Begin at the top of the records below and return each line exactly through the line with "from matplotlib.patches import Rectangle". Skip pictures.

━━━━

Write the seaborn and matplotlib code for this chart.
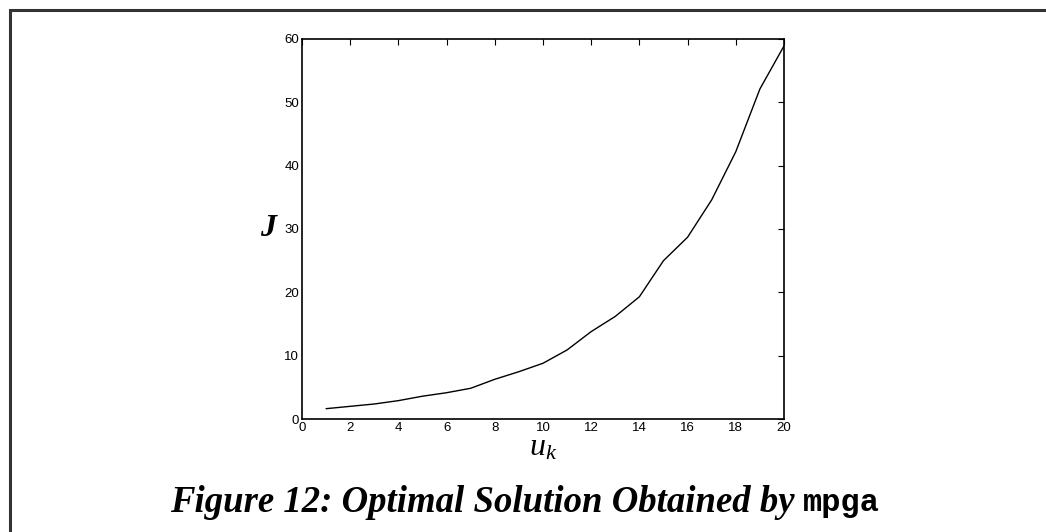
import matplotlib
matplotlib.use("Agg")
import matplotlib.pyplot as plt
import seaborn as sns
import pandas as pd
from matplotlib.patches import Rectangle

# Data
u_k = list(range(1, 21))
J_vals = [1.63, 2.0, 2.37, 2.9, 3.6, 4.15, 4.85, 6.27, 7.47, 8.8,
          10.9, 13.8, 16.2, 19.3, 25.0, 28.7, 34.6, 42.2, 52.1, 58.9]
x_ticks = [0, 2, 4, 6, 8, 10, 12, 14, 16, 18, 20]
y_ticks = [0, 10, 20, 30, 40, 50, 60]
caption_main = "Figure 12: Optimal Solution Obtained by "
caption_code = "mpga"

sns.set_theme(style="white")
plt.rcParams['font.family'] = ['Liberation Sans', 'DejaVu Sans']
plt.rcParams['text.color'] = 'black'
plt.rcParams['axes.labelcolor'] = 'black'
plt.rcParams['mathtext.fontset'] = 'custom'
plt.rcParams['mathtext.it'] = 'Liberation Serif:italic'
plt.rcParams['mathtext.rm'] = 'Liberation Serif'

df = pd.DataFrame({"u": u_k, "J": J_vals})

fig = plt.figure(figsize=(10.46, 5.32), dpi=100)
ax = fig.add_axes([0.2887, 0.2124, 0.7495 - 0.2887, 0.9267 - 0.2124])
sns.lineplot(data=df, x="u", y="J", ax=ax, color="black", linewidth=1.0)

ax.set_xlim(0, 20)
ax.set_ylim(0, 60)
ax.set_xticks(x_ticks)
ax.set_yticks(y_ticks)
ax.tick_params(direction="in", length=4, width=0.8, top=True, right=True,
               labelsize=9.5, colors="black", labelcolor="black", pad=2)
for s in ax.spines.values():
    s.set_color("black")
    s.set_linewidth(1.2)

ax.set_xlabel(r"$u_k$", fontsize=23, labelpad=0, color="black")
ax.xaxis.set_label_coords(0.5, -0.035)
ax.set_ylabel("J", fontsize=23, rotation=0, va="center", ha="center",
              family="Liberation Serif", style="italic", weight="bold", color="black")
ax.yaxis.set_label_coords(-0.07, 0.5)

# outer frame
fig.add_artist(Rectangle((10 / 1046, -0.1), 1.2, 1 - 10 / 532 + 0.1,
                         transform=fig.transFigure, fill=False,
                         edgecolor="#333333", linewidth=2.2))

# caption
t1 = fig.text(0.5, 1 - 503 / 532, caption_main, fontsize=26.5,
              family="Liberation Serif", style="italic", weight="bold",
              ha="left", va="center", color="black")
t2 = fig.text(0.5, 1 - 503 / 532, caption_code, fontsize=23,
              family="Liberation Mono", weight="bold",
              ha="left", va="center", color="black")
fig.canvas.draw()
r = fig.canvas.get_renderer()
w1 = t1.get_window_extent(r).width
w2 = t2.get_window_extent(r).width
start = 525 - (w1 + w2) / 2
t1.set_x(start / 1046)
t2.set_x((start + w1) / 1046)

fig.savefig("out.png", dpi=100)
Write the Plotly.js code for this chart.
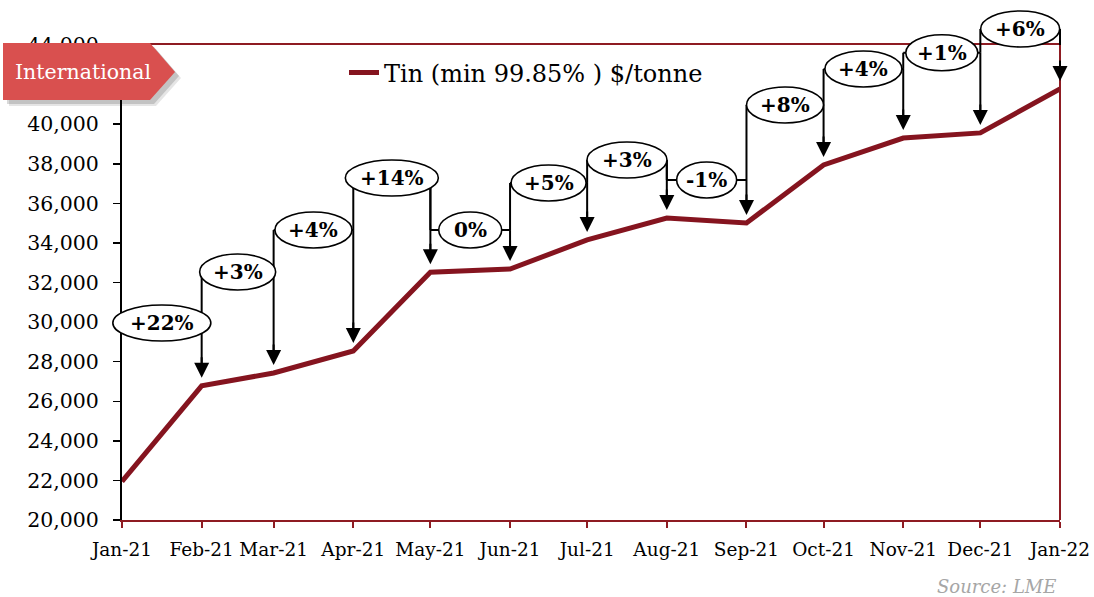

━━━━

- _EXPECTED ANSWER_:
Write the seaborn and matplotlib code for this chart.
import matplotlib
matplotlib.use("Agg")
import matplotlib.pyplot as plt
import seaborn as sns
import pandas as pd
from matplotlib.patches import Rectangle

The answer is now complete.